Shigetaka Shimodaira
Shinshu University Hospital, Japan
Title: Dendritic cell-based cancer immunotherapy
Biography
Biography: Shigetaka Shimodaira
Abstract
Despite the significant recent advances in the therapeutics for cancer, it still remains extremely difficult to treat advanced cancers with organ involvement and distant metastasis. A manufacturing technology for antigen-presenting cell (APC)-based immunotherapy is being developed, with active dendritic cell (DC), the most potent APCs of the immune system, being under investigation for therapeutic vaccination against cancer for strong induction of the T cells against tumor antigens. The ex vivo technique is being developed for DC-based cancer vaccination, most of which is the preparation of autologous mature monocyte-derived DCs derived from apheresis of patients’ blood.
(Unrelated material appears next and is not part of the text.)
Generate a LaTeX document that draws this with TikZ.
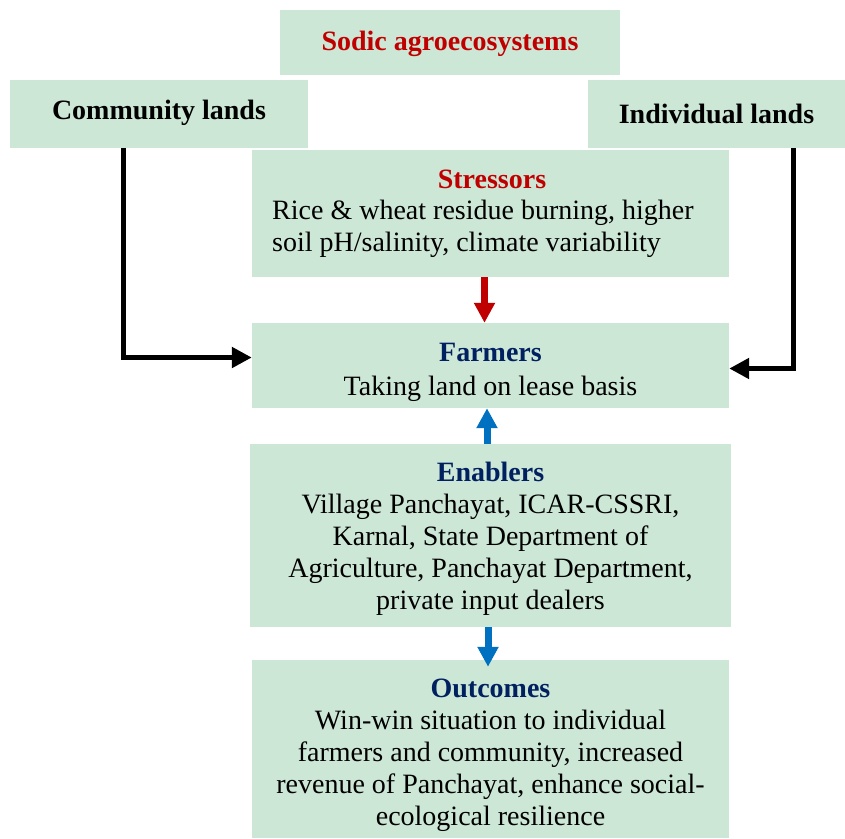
\documentclass[tikz,border=0pt]{standalone}
\usepackage{fontspec}
\setmainfont{Liberation Serif}
\usetikzlibrary{arrows.meta}
\definecolor{boxgreen}{RGB}{205,231,214}
\definecolor{hdred}{RGB}{192,0,0}
\definecolor{hdblue}{RGB}{0,32,96}
\definecolor{arrblue}{RGB}{0,112,192}
\begin{document}
\begin{tikzpicture}[x=1pt,y=-1pt,
  box/.style={fill=boxgreen,draw=none,inner sep=0pt},
  txt/.style={inner sep=0pt,align=center,font=\fontsize{28}{32}\selectfont},
  blk/.style={draw=black,line width=5pt,-{Triangle[length=20pt,width=20pt]}},
  redarr/.style={draw=hdred,line width=7pt,-{Triangle[length=20pt,width=20pt]}},
  bluearr/.style={draw=arrblue,line width=7pt,-{Triangle[length=20pt,width=20pt]}}]
\useasboundingbox (0,0) rectangle (845,838);
% boxes
\node[box,minimum width=340pt,minimum height=65pt] (sodic) at (450,42.5) {};
\node[box,minimum width=298pt,minimum height=68pt] (comm) at (159,114) {};
\node[box,minimum width=257pt,minimum height=68pt] (indiv) at (716.5,114) {};
\node[box,minimum width=477pt,minimum height=127pt] (stress) at (490.5,213.5) {};
\node[box,minimum width=477pt,minimum height=85pt] (farm) at (490.5,365.5) {};
\node[box,minimum width=481pt,minimum height=183pt] (enab) at (490.5,535.5) {};
\node[box,minimum width=477pt,minimum height=178pt] (out) at (490.5,749) {};
% texts
\node[txt,text=hdred,font=\fontsize{28}{32}\selectfont\bfseries] (sodict) at (450,44) {Sodic agroecosystems};
\node[txt,font=\fontsize{28}{32}\selectfont\bfseries] (commt) at (159,113) {Community lands};
\node[txt,font=\fontsize{28}{32}\selectfont\bfseries] (indivt) at (716.5,114) {Individual lands};
\node[txt,text=hdred,font=\fontsize{28}{32}\selectfont\bfseries] (stressh) at (492,179) {Stressors};
\node[txt,align=left,anchor=west] (stresst) at (272,229)
  {Rice \& wheat residue burning, higher\\ soil pH/salinity, climate variability};
\node[txt,font=\fontsize{28}{34}\selectfont] (farmt) at (490.5,372.5)
  {\textcolor{hdblue}{\bfseries Farmers}\\ Taking land on lease basis};
\node[txt] (enabt) at (490.5,538.5)
  {\textcolor{hdblue}{\bfseries Enablers}\\ Village Panchayat, ICAR-CSSRI,\\
   Karnal, State Department of\\ Agriculture, Panchayat Department,\\
   private input dealers};
\node[txt] (outt) at (490.5,755)
  {\textcolor{hdblue}{\bfseries Outcomes}\\ Win-win situation to individual\\
   farmers and community, increased\\ revenue of Panchayat, enhance social-\\
   ecological resilience};
% connectors
\draw[blk] ([xshift=114pt]comm.south west) |- ([yshift=8pt]farm.west);
\draw[blk] ([xshift=206pt]indiv.south west) |- ([yshift=-3pt]farm.east);
\draw[redarr] ([xshift=-6pt]stress.south) -- ([xshift=-6pt]farm.north);
\draw[bluearr] ([xshift=-3.5pt]enab.north) -- ([xshift=-3.5pt]farm.south);
\draw[bluearr,shorten >=-7pt] ([xshift=-2.5pt]enab.south) -- ([xshift=-2.5pt]out.north);
\end{tikzpicture}
\end{document}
Cancer vaccine therapies are principally attributed to the presence of tumor-associated antigens. Wilms tumor 1 (WT1), an attractive target antigen widely expressed in every cancer, sarcoma, and leukemia, has been shown to the most potent cancer-associated antigens for immunotherapy. DC vaccine loaded with HLA class I/II–restricted WT1 peptides may be potentially strong therapeutic activity against cancers. DC-based immunotherapy targeting WT1 was indicated to be safe and feasible for the management of advanced cancers including pancreas, lung, and ovary, exhibiting ‘delayed separation’ curve in some patients. The vaccination would be feasible option even for patients with malignant brain tumor and acute leukemia after hematopoietic stem cell transplantation to control minimum residual disease. In future, the blockade of immune checkpoints in combination with DC-vaccination would be promising therapeutic strategies to activate therapeutic anti-tumor immunity for advanced cancers and hematological malignancies.